- Genre: Sketch comedy
- Created by: Nick Boshier; Jazz Twemlow;
- Country of origin: Australia
- Original language: English
- No. of seasons: 1
- No. of episodes: 6

Production
- Production companies: Bunya Entertainment; Amazon Studios;

Original release
- Network: Amazon Prime Video
- Release: 30 June 2021 – present

= The Moth Effect =

Australian sketch comedy television series

The Moth Effect is an Australian sketch comedy television series on Amazon Prime Video from 30 July 2021. The series is Amazon's first scripted Australian Amazon Original series. The six part series features sketches, music videos and interstitials.

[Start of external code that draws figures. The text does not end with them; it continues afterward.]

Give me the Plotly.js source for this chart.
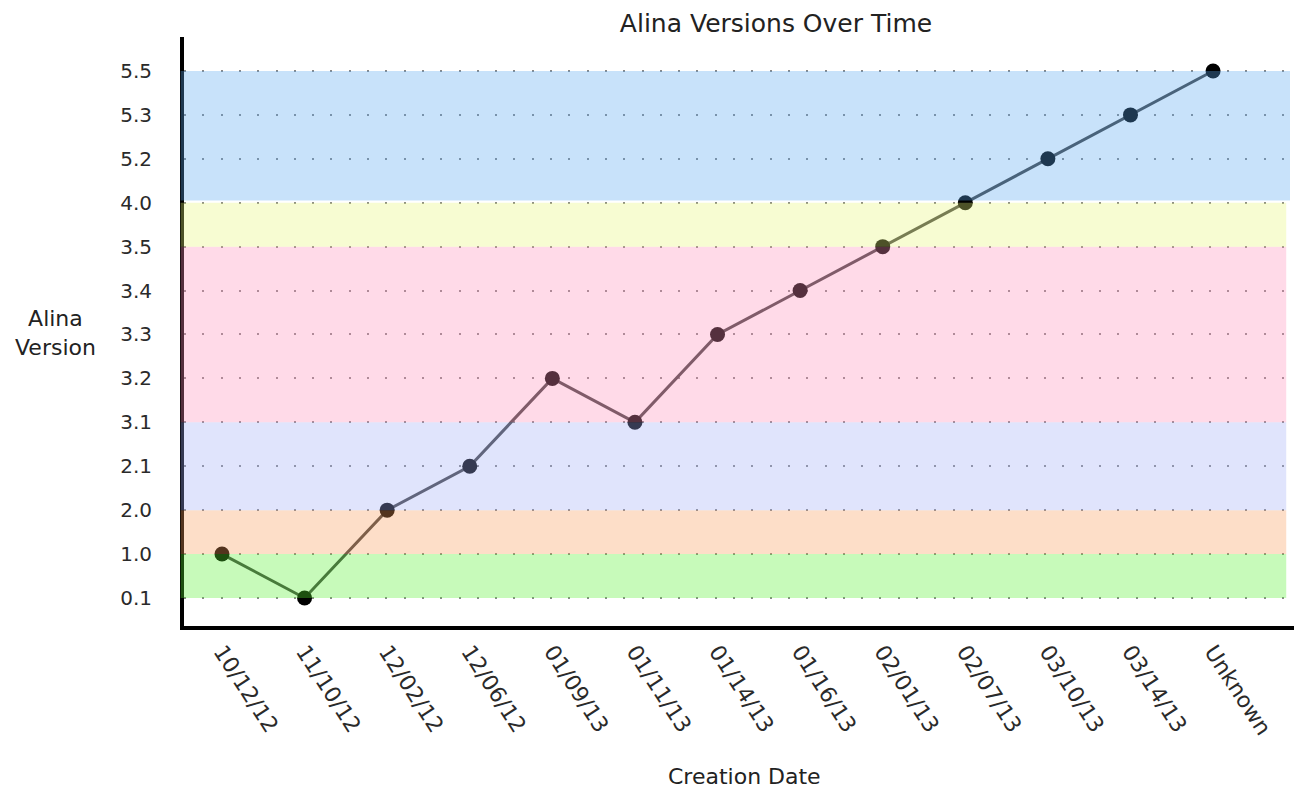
<!DOCTYPE html>
<html>
<head>
<meta charset="utf-8">
<script src="https://cdn.plot.ly/plotly-3.0.1.min.js"></script>
<style>html,body{margin:0;padding:0;background:#fff;}#chart{width:1294px;height:790px;}</style>
</head>
<body>
<div id="chart"></div>
<script>
// Data
const creationDates = ["10/12/12","11/10/12","12/02/12","12/06/12","01/09/13","01/11/13","01/14/13","01/16/13","02/01/13","02/07/13","03/10/13","03/14/13","Unknown"];
const versionsAtDate = ["1.0","0.1","2.0","2.1","3.2","3.1","3.3","3.4","3.5","4.0","5.2","5.3","5.5"];
const versionCategories = ["0.1","1.0","2.0","2.1","3.1","3.2","3.3","3.4","3.5","4.0","5.2","5.3","5.5"];
// Version bands: from, to, colour
const bandFrom = ["0.1","1.0","2.0","3.1","3.5","4.0"];
const bandTo   = ["1.0","2.0","3.1","3.5","4.0","5.5"];
const bandColors = ["rgba(87,240,48,0.333)","rgba(249,156,90,0.333)","rgba(162,174,246,0.333)","rgba(255,144,186,0.333)","rgba(231,246,120,0.333)","rgba(90,168,240,0.333)"];

const FONT = "DejaVu Sans, Verdana, sans-serif";

const shapes = bandFrom.map((f, i) => ({
  type: 'rect', xref: 'paper', yref: 'y', layer: 'above',
  x0: -0.003, x1: (i === bandFrom.length - 1) ? 0.9964 : 0.993,
  y0: versionCategories.indexOf(f) + (i === bandFrom.length - 1 ? 0.05 : 0),
  y1: versionCategories.indexOf(bandTo[i]),
  fillcolor: bandColors[i], line: {width: 0}
}));

const trace = {
  type: 'scatter', mode: 'lines+markers',
  x: creationDates, y: versionsAtDate,
  line: {color: 'rgb(65,65,65)', width: 3},
  marker: {color: '#000', size: 15},
  hoverinfo: 'x+y'
};

const layout = {
  width: 1294, height: 790,
  margin: {l: 184, r: 0, t: 37, b: 164},
  paper_bgcolor: '#fff', plot_bgcolor: '#fff',
  showlegend: false,
  font: {family: FONT, color: '#2a2a2a'},
  title: {text: 'Alina Versions Over Time', font: {family: FONT, size: 25, color: '#222'},
          x: 776/1294, xanchor: 'center', xref: 'container', y: 1 - 23/790, yanchor: 'middle', yref: 'container'},
  xaxis: {
    type: 'category', categoryorder: 'array', categoryarray: creationDates,
    range: [-0.46, 12.98], showgrid: false, zeroline: false,
    showline: true, linecolor: '#000', linewidth: 4,
    ticks: '', 
    tickangle: 57, tickfont: {family: FONT, size: 22, color: '#2a2a2a'}
  },
  yaxis: {
    type: 'category', categoryorder: 'array', categoryarray: versionCategories,
    range: [-0.638, 12.774], showgrid: true, gridcolor: '#888', gridwidth: 2, griddash: '2px,16.3px',
    zeroline: false, showline: true, linecolor: '#000', linewidth: 4,
    ticks: 'outside', ticklen: 24, tickcolor: 'rgba(0,0,0,0)',
    tickfont: {family: FONT, size: 20, color: '#2a2a2a'}
  },
  shapes: shapes,
  annotations: [
    {text: 'Creation Date', xref: 'paper', yref: 'paper', x: (744.5-184)/1110, y: -(777-626)/589,
     xanchor: 'center', yanchor: 'middle', showarrow: false, font: {family: FONT, size: 22, color: '#222'}},
    {text: 'Alina<br>Version', xref: 'paper', yref: 'paper', x: (55-184)/1110, y: (626-333)/589,
     xanchor: 'center', yanchor: 'middle', align: 'center', showarrow: false, font: {family: FONT, size: 22, color: '#222'}}
  ]
};

Plotly.newPlot('chart', [trace], layout, {displayModeBar: false, staticPlot: true});
</script>
</body>
</html>
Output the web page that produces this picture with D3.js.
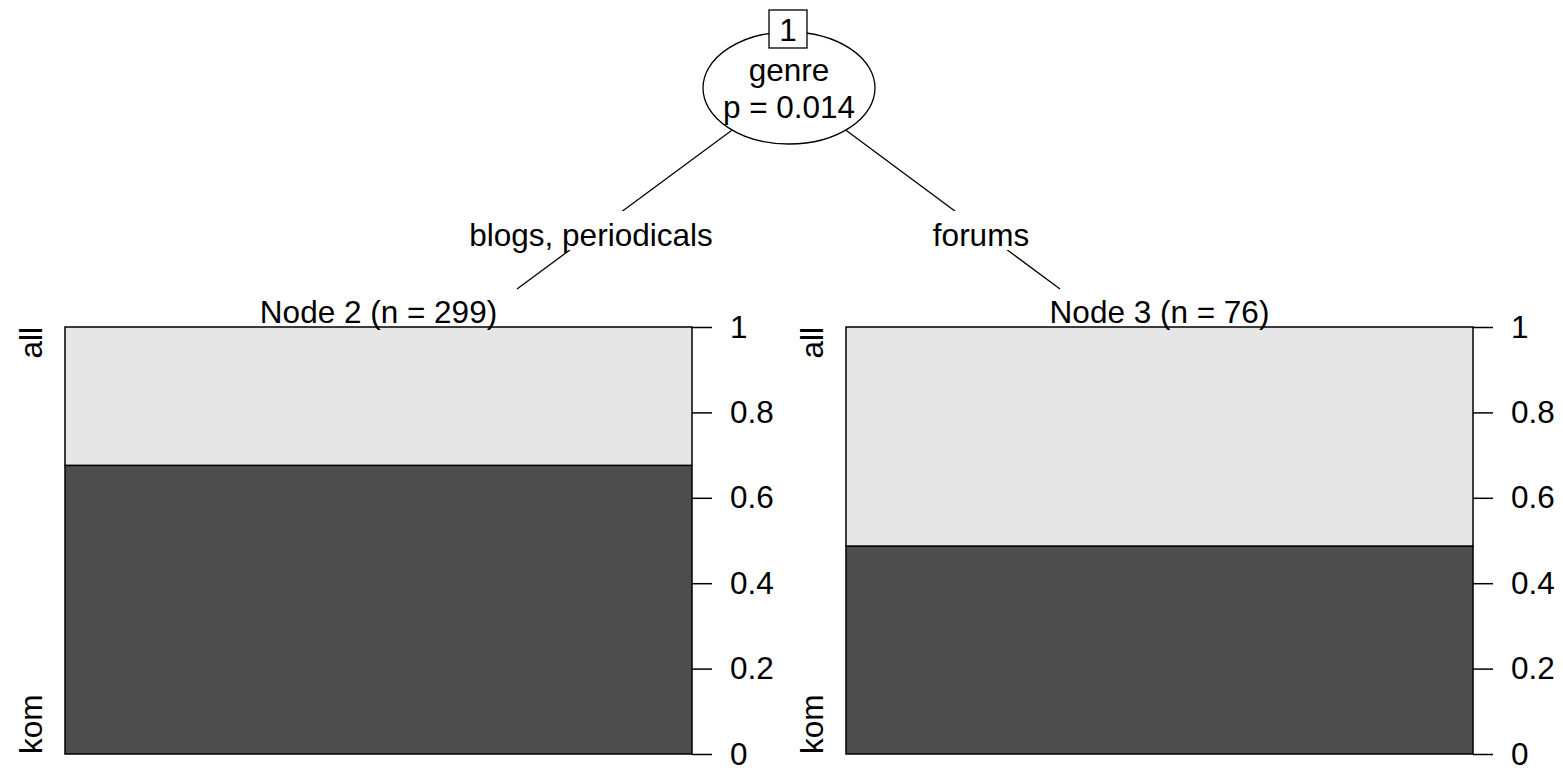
<!DOCTYPE html>
<html>
<head>
<meta charset="utf-8">
<script src="https://cdn.jsdelivr.net/npm/d3@7"></script>
<style>
  html, body { margin: 0; padding: 0; background: #fff; }
  svg text { font-family: "Liberation Sans", Arial, sans-serif; font-size: 31.5px; fill: #000; }
</style>
</head>
<body>
<svg id="tree" width="1563" height="771"></svg>
<script>
// data
var splitVar = "genre";
var pValue = "p = 0.014";
var rootId = 1;
var nodeIds = [2, 3];
var nodeN = [299, 76];
var levels = ["kom", "all"];          // bottom to top
var komProp = [0.676, 0.487];         // share of "kom" per terminal node
var edgeLabels = ["blogs, periodicals", "forums"];
var tickValues = [0, 0.2, 0.4, 0.6, 0.8, 1];
var tickLabels = ["0", "0.2", "0.4", "0.6", "0.8", "1"];

var svg = d3.select('#tree');
var fills = { kom: "#4d4d4d", all: "#e6e6e6" };

// layout
var panelTop = 327, panelBottom = 754, panelW = 627;
var panelLeft = [65, 846];
var root = { x: 789, y: 88, rx: 86, ry: 56 };
var edgeEnd = [[517, 289], [1060, 289]];
var labelPos = [[591, 235], [981, 235]];

var y = d3.scaleLinear().domain([0, 1]).range([panelBottom, panelTop]);

// edges (line first, label box and ellipse drawn over it)
var edges = svg.append('g');
nodeIds.forEach(function(id, i) {
  edges.append('line')
    .attr('x1', root.x).attr('y1', root.y)
    .attr('x2', edgeEnd[i][0]).attr('y2', edgeEnd[i][1])
    .attr('stroke', '#000').attr('stroke-width', 1.3);
  var t = edges.append('text')
    .attr('x', labelPos[i][0]).attr('y', labelPos[i][1])
    .attr('text-anchor', 'middle').attr('dominant-baseline', 'central')
    .text(edgeLabels[i]);
  var bb = t.node().getBBox();
  edges.insert('rect', 'text:last-child')
    .attr('x', bb.x - 4).attr('y', labelPos[i][1] - 24)
    .attr('width', bb.width + 8).attr('height', 39)
    .attr('fill', '#fff');
});

// inner node
var inner = svg.append('g');
inner.append('ellipse')
  .attr('cx', root.x).attr('cy', root.y)
  .attr('rx', root.rx).attr('ry', root.ry)
  .attr('fill', '#fff').attr('stroke', '#000').attr('stroke-width', 1.3);
inner.append('text').attr('x', root.x).attr('y', 81)
  .attr('text-anchor', 'middle').text(splitVar);
inner.append('text').attr('x', root.x).attr('y', 118)
  .attr('text-anchor', 'middle').text(pValue);
inner.append('rect')
  .attr('x', 769).attr('y', 10).attr('width', 38).attr('height', 38)
  .attr('fill', '#fff').attr('stroke', '#000').attr('stroke-width', 1.3);
inner.append('text').attr('x', 788).attr('y', 41)
  .attr('text-anchor', 'middle').text(rootId);

// terminal nodes: stacked bars
nodeIds.forEach(function(id, i) {
  var g = svg.append('g');
  var x0 = panelLeft[i];
  var x1 = x0 + panelW;
  var stack = [
    { lev: levels[0], lo: 0, hi: komProp[i] },
    { lev: levels[1], lo: komProp[i], hi: 1 }
  ];
  g.selectAll('rect.seg').data(stack).join('rect')
    .attr('class', 'seg')
    .attr('x', x0).attr('width', panelW)
    .attr('y', function(d) { return y(d.hi); })
    .attr('height', function(d) { return y(d.lo) - y(d.hi); })
    .attr('fill', function(d) { return fills[d.lev]; })
    .attr('stroke', '#000').attr('stroke-width', 1.5);

  g.append('text')
    .attr('x', (x0 + x1) / 2).attr('y', 323)
    .attr('text-anchor', 'middle')
    .text('Node ' + id + ' (n = ' + nodeN[i] + ')');

  // right axis
  var axis = d3.axisRight(y).tickValues(tickValues)
    .tickFormat(function(d, j) { return tickLabels[j]; })
    .tickSize(20).tickPadding(18);
  var ag = g.append('g').attr('transform', 'translate(' + x1 + ',0)').call(axis);
  ag.select('.domain').remove();
  ag.selectAll('line').attr('stroke', '#000').attr('stroke-width', 1.5);
  ag.selectAll('text').attr('font-family', '"Liberation Sans", Arial, sans-serif')
    .attr('font-size', 31.5).attr('fill', '#000');

  // level labels on the left
  g.append('text')
    .attr('transform', 'translate(' + (x0 - 23) + ',' + panelTop + ') rotate(-90)')
    .attr('text-anchor', 'end').text(levels[1]);
  g.append('text')
    .attr('transform', 'translate(' + (x0 - 23) + ',' + panelBottom + ') rotate(-90)')
    .attr('text-anchor', 'start').text(levels[0]);
});
</script>
</body>
</html>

The Moth Effect was created and written by Nick Boshier and Jazz Twemlow, with a team of writers which includes Sarah Bishop, Bridie Connell, Mark Humphries, Nazeem Hussain, Natesha Somasundaram, Dave Woodhead and Meg O’Connell and Ramsay David Nuthall. is directed by Craig Anderson and Gracie Otto. produced by Lauren Elliott and Jordana Johnson and executive produced by Sophia Zachariou.

==Cast==
The series features Bryan Brown, Vincent D'Onofrio, David Wenham, Jack Thompson, Miranda Otto, Ben Lawson, Peter O'Brien, Kate Box, Zoe Terakes, Miranda Tapsell, Jake Ryan, Mark Humphries, Nazeem Hussain, Zoe Coombs Marr, Jonny Brugh, Lucinda Price, Dave Woodhead, Louis Hanson, Steen Raskopoulos, Tim Franklin, Sam Cotton, Christiaan Van Vuuren, Sarah Bishop, Sam Campbell, Megan Wilding and Brooke Boney.